Creating a program of watershed health monitoring and assessments.


MOTIONS


    On motion of Senator Jacobsen, Substitute Senate Bill No. 5637 was substituted for Senate Bill No. 5637 and the substitute bill was placed on second reading and read the second time.

    On motion of Senator Jacobsen, the rules were suspended, Substitute Senate Bill No. 5637 was advanced to third reading, the second reading considered the third and the bill was placed on final passage.

    Debate ensued.

    The President declared the question before the Senate to be the roll call on the final passage of Substitute Senate Bill No. 5637.


ROLL CALL


    The Secretary called the roll on the final passage of Substitute Senate Bill No. 5637 and the bill passed the Senate by the following vote: Yeas, 49; Nays, 0; Absent, 0; Excused, 0.

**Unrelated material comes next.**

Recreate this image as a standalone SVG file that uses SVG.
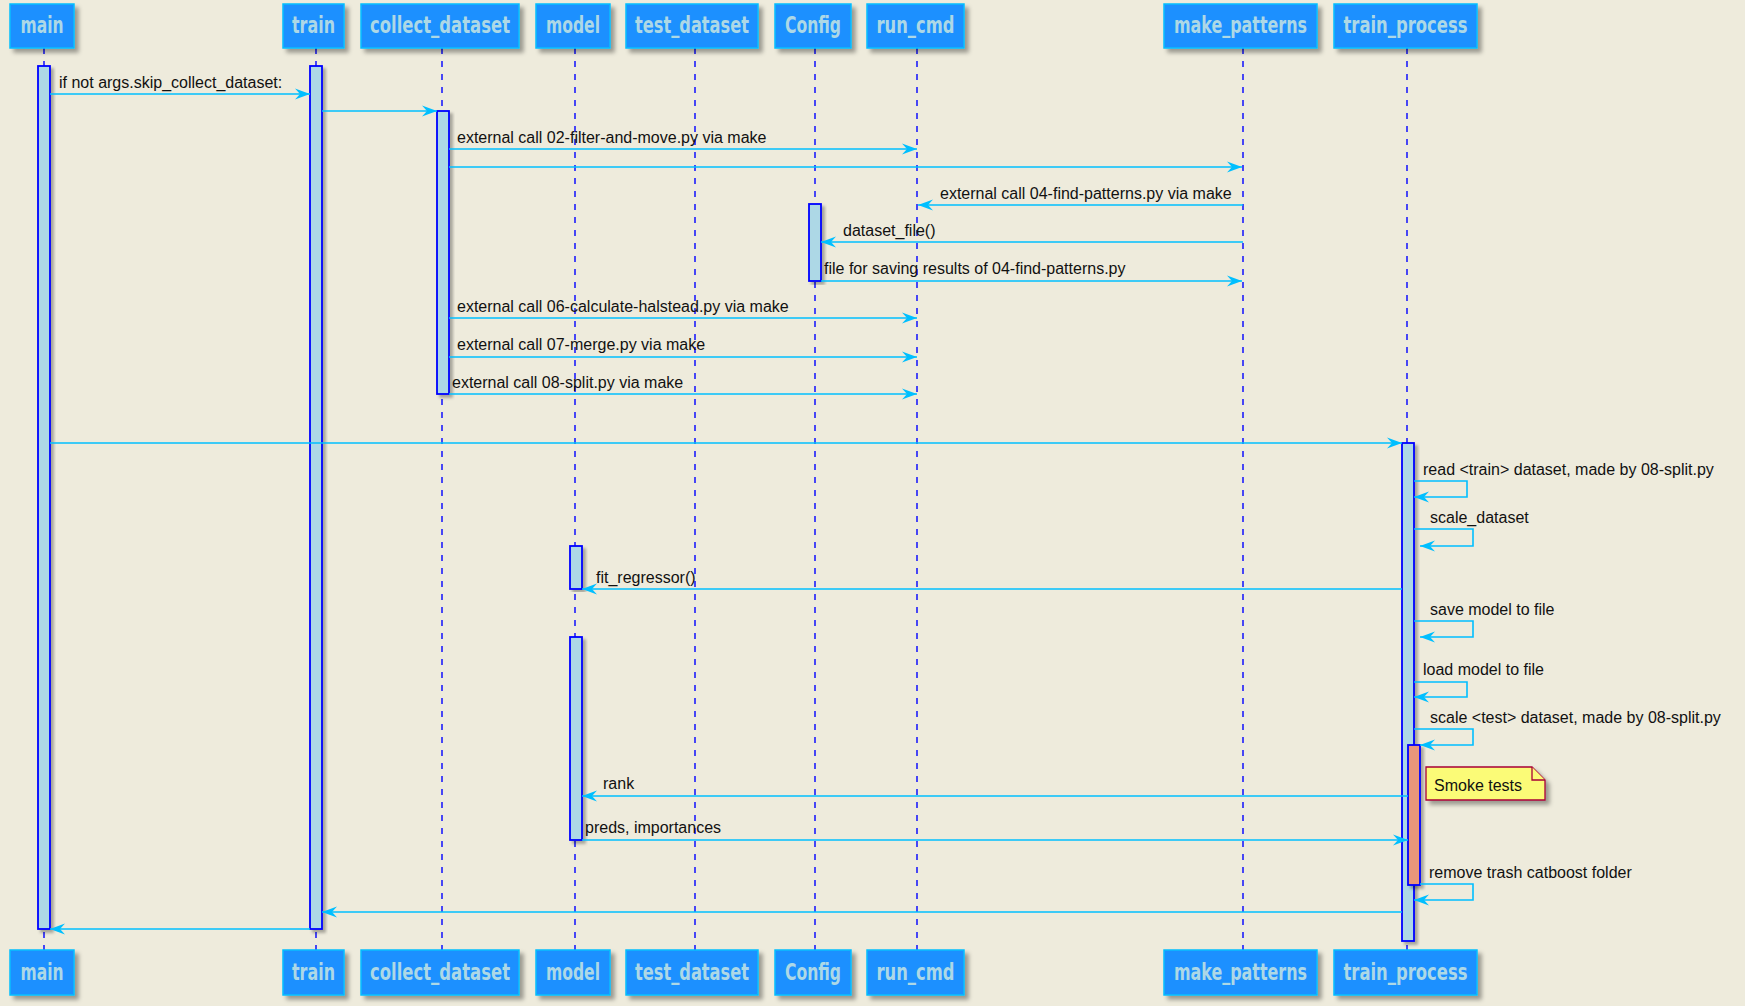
<svg xmlns="http://www.w3.org/2000/svg" width="1745" height="1006" viewBox="0 0 1745 1006">
<defs>
<style>
.pbox{fill:#1E90FF;stroke:#00BFFF;stroke-width:1.5;filter:url(#sh)}
.ptxt{fill:#ADD8E6;font-family:"DejaVu Sans Condensed","Liberation Sans Narrow","Liberation Sans",sans-serif;font-weight:bold;font-size:23px;text-anchor:middle}
.life{stroke:#0000FF;stroke-width:1.4;stroke-dasharray:6,7;fill:none}
.act{fill:#ADD8E6;stroke:#0000FF;stroke-width:1.8;filter:url(#sh2)}
.act2{fill:#E9967A;stroke:#0000FF;stroke-width:1.8;filter:url(#sh2)}
.msg{stroke:#00BFFF;stroke-width:1.6;fill:none;marker-end:url(#ah)}
.lbl{fill:#111;font-family:"Liberation Sans",Arial,sans-serif;font-size:16px}
.note{fill:#FBFB77;stroke:#A80036;stroke-width:1.3}
</style>
<filter id="sh" x="-10%" y="-10%" width="130%" height="140%">
<feDropShadow dx="4" dy="4" stdDeviation="2" flood-color="#000" flood-opacity="0.35"/>
</filter>
<filter id="sh2" x="-50%" y="-5%" width="200%" height="110%">
<feDropShadow dx="3" dy="3" stdDeviation="1.5" flood-color="#000" flood-opacity="0.3"/>
</filter>
<marker id="ah" markerUnits="userSpaceOnUse" markerWidth="18" markerHeight="14" refX="16" refY="7" orient="auto">
<path d="M16,7 L1,1.5 L6,7 L1,12.5 Z" fill="#00BFFF"/>
</marker>
</defs>
<rect x="0" y="0" width="1745" height="1006" fill="#EEEBDC"/>

<g id="lifelines">
<line class="life" x1="44" y1="48" x2="44" y2="950"/>
<line class="life" x1="316" y1="48" x2="316" y2="950"/>
<line class="life" x1="442" y1="48" x2="442" y2="950"/>
<line class="life" x1="575" y1="48" x2="575" y2="950"/>
<line class="life" x1="695" y1="48" x2="695" y2="950"/>
<line class="life" x1="815" y1="48" x2="815" y2="950"/>
<line class="life" x1="917" y1="48" x2="917" y2="950"/>
<line class="life" x1="1243" y1="48" x2="1243" y2="950"/>
<line class="life" x1="1407" y1="48" x2="1407" y2="950"/>
</g>

<g id="main">
<rect class="pbox" x="10" y="4" width="64" height="44"/>
<text class="ptxt" x="42" y="33" textLength="43" lengthAdjust="spacingAndGlyphs">main</text>
<rect class="pbox" x="10" y="950" width="64" height="45"/>
<text class="ptxt" x="42" y="980" textLength="43" lengthAdjust="spacingAndGlyphs">main</text>
</g>
<g id="train">
<rect class="pbox" x="283" y="4" width="61" height="44"/>
<text class="ptxt" x="313.5" y="33" textLength="43" lengthAdjust="spacingAndGlyphs">train</text>
<rect class="pbox" x="283" y="950" width="61" height="45"/>
<text class="ptxt" x="313.5" y="980" textLength="43" lengthAdjust="spacingAndGlyphs">train</text>
</g>
<g id="collect_dataset">
<rect class="pbox" x="361" y="4" width="158" height="44"/>
<text class="ptxt" x="440" y="33" textLength="140" lengthAdjust="spacingAndGlyphs">collect_dataset</text>
<rect class="pbox" x="361" y="950" width="158" height="45"/>
<text class="ptxt" x="440" y="980" textLength="140" lengthAdjust="spacingAndGlyphs">collect_dataset</text>
</g>
<g id="model">
<rect class="pbox" x="536" y="4" width="74" height="44"/>
<text class="ptxt" x="573" y="33" textLength="54" lengthAdjust="spacingAndGlyphs">model</text>
<rect class="pbox" x="536" y="950" width="74" height="45"/>
<text class="ptxt" x="573" y="980" textLength="54" lengthAdjust="spacingAndGlyphs">model</text>
</g>
<g id="test_dataset">
<rect class="pbox" x="626" y="4" width="132" height="44"/>
<text class="ptxt" x="692" y="33" textLength="114" lengthAdjust="spacingAndGlyphs">test_dataset</text>
<rect class="pbox" x="626" y="950" width="132" height="45"/>
<text class="ptxt" x="692" y="980" textLength="114" lengthAdjust="spacingAndGlyphs">test_dataset</text>
</g>
<g id="Config">
<rect class="pbox" x="775" y="4" width="76" height="44"/>
<text class="ptxt" x="813" y="33" textLength="56" lengthAdjust="spacingAndGlyphs">Config</text>
<rect class="pbox" x="775" y="950" width="76" height="45"/>
<text class="ptxt" x="813" y="980" textLength="56" lengthAdjust="spacingAndGlyphs">Config</text>
</g>
<g id="run_cmd">
<rect class="pbox" x="867" y="4" width="97" height="44"/>
<text class="ptxt" x="915.5" y="33" textLength="78" lengthAdjust="spacingAndGlyphs">run_cmd</text>
<rect class="pbox" x="867" y="950" width="97" height="45"/>
<text class="ptxt" x="915.5" y="980" textLength="78" lengthAdjust="spacingAndGlyphs">run_cmd</text>
</g>
<g id="make_patterns">
<rect class="pbox" x="1164" y="4" width="153" height="44"/>
<text class="ptxt" x="1240.5" y="33" textLength="133" lengthAdjust="spacingAndGlyphs">make_patterns</text>
<rect class="pbox" x="1164" y="950" width="153" height="45"/>
<text class="ptxt" x="1240.5" y="980" textLength="133" lengthAdjust="spacingAndGlyphs">make_patterns</text>
</g>
<g id="train_process">
<rect class="pbox" x="1334" y="4" width="143" height="44"/>
<text class="ptxt" x="1405.5" y="33" textLength="124" lengthAdjust="spacingAndGlyphs">train_process</text>
<rect class="pbox" x="1334" y="950" width="143" height="45"/>
<text class="ptxt" x="1405.5" y="980" textLength="124" lengthAdjust="spacingAndGlyphs">train_process</text>
</g>

<g id="activations">
<rect class="act" x="38" y="66" width="12" height="863"/>
<rect class="act" x="310" y="66" width="12" height="863"/>
<rect class="act" x="437" y="111" width="12" height="283"/>
<rect class="act" x="809" y="204" width="12" height="77"/>
<rect class="act" x="570" y="546" width="12" height="43"/>
<rect class="act" x="570" y="637" width="12" height="203"/>
<rect class="act" x="1402" y="443" width="12" height="498"/>
<rect class="act2" x="1408" y="745" width="12" height="140"/>
</g>

<g id="connectors">
<path class="msg" d="M50,94 H310"/>
<text class="lbl" x="59" y="88">if not args.skip_collect_dataset:</text>
<path class="msg" d="M322,111 H437"/>
<path class="msg" d="M449,149 H917"/>
<text class="lbl" x="457" y="143">external call 02-filter-and-move.py via make</text>
<path class="msg" d="M449,167 H1242"/>
<path class="msg" d="M1243,205 H918"/>
<text class="lbl" x="940" y="199">external call 04-find-patterns.py via make</text>
<path class="msg" d="M1243,242 H821"/>
<text class="lbl" x="843" y="236">dataset_file()</text>
<path class="msg" d="M821,281 H1242"/>
<text class="lbl" x="824" y="274">file for saving results of 04-find-patterns.py</text>
<path class="msg" d="M449,318 H917"/>
<text class="lbl" x="457" y="312">external call 06-calculate-halstead.py via make</text>
<path class="msg" d="M449,357 H917"/>
<text class="lbl" x="457" y="350">external call 07-merge.py via make</text>
<path class="msg" d="M449,394 H917"/>
<text class="lbl" x="452" y="388">external call 08-split.py via make</text>
<path class="msg" d="M50,443 H1402"/>
<path class="msg" d="M1414,481 H1467 V497 H1414"/>
<text class="lbl" x="1423" y="475">read &lt;train&gt; dataset, made by 08-split.py</text>
<path class="msg" d="M1414,529 H1473 V546 H1420"/>
<text class="lbl" x="1430" y="523">scale_dataset</text>
<path class="msg" d="M1402,589 H582"/>
<text class="lbl" x="596" y="583">fit_regressor()</text>
<path class="msg" d="M1414,621 H1473 V637 H1420"/>
<text class="lbl" x="1430" y="615">save model to file</text>
<path class="msg" d="M1414,682 H1467 V697 H1414"/>
<text class="lbl" x="1423" y="675">load model to file</text>
<path class="msg" d="M1414,729 H1473 V745 H1420"/>
<text class="lbl" x="1430" y="723">scale &lt;test&gt; dataset, made by 08-split.py</text>
<path class="msg" d="M1408,796 H582"/>
<text class="lbl" x="603" y="789">rank</text>
<path class="msg" d="M582,840 H1408"/>
<text class="lbl" x="585" y="833">preds, importances</text>
<path class="msg" d="M1420,884 H1473 V900 H1414"/>
<text class="lbl" x="1429" y="878">remove trash catboost folder</text>
<path class="msg" d="M1402,912 H322"/>
<path class="msg" d="M310,929 H50"/>
</g>

<g id="note-smoke">
<path class="note" filter="url(#sh)" d="M1426,767 H1532 L1545,780 V800 H1426 Z"/>
<path class="note" d="M1532,767 V780 H1545" fill="none"/>
<text class="lbl" x="1434" y="791">Smoke tests</text>
</g>
</svg>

     Voting yea: Senators Benton, Brown, Carlson, Constantine, Costa, Deccio, Eide, Fairley, Finkbeiner, Franklin, Fraser, Gardner, Hale, Hargrove, Haugen, Hewitt, Hochstatter, Honeyford, Horn, Jacobsen, Johnson, Kastama, Kline, Kohl-Welles, Long, McAuliffe, McCaslin, McDonald, Morton, Oke, Parlette, Patterson, Prentice, Rasmussen, Regala, Roach, Rossi, Sheahan, Sheldon, B., Sheldon, T., Shin, Snyder, Spanel, Stevens, Swecker, Thibaudeau, West, Winsley and Zarelli - 49.

    SUBSTITUTE SENATE BILL NO. 5637, having received the constitutional majority, was declared passed. There being no objection, the title of the bill will stand as the title of the act.



MOTION


    At 10:12 p.m., on motion of Senator Betti Sheldon, the Senate adjourned until 8:30 a.m., Wednesday, March 14, 2001.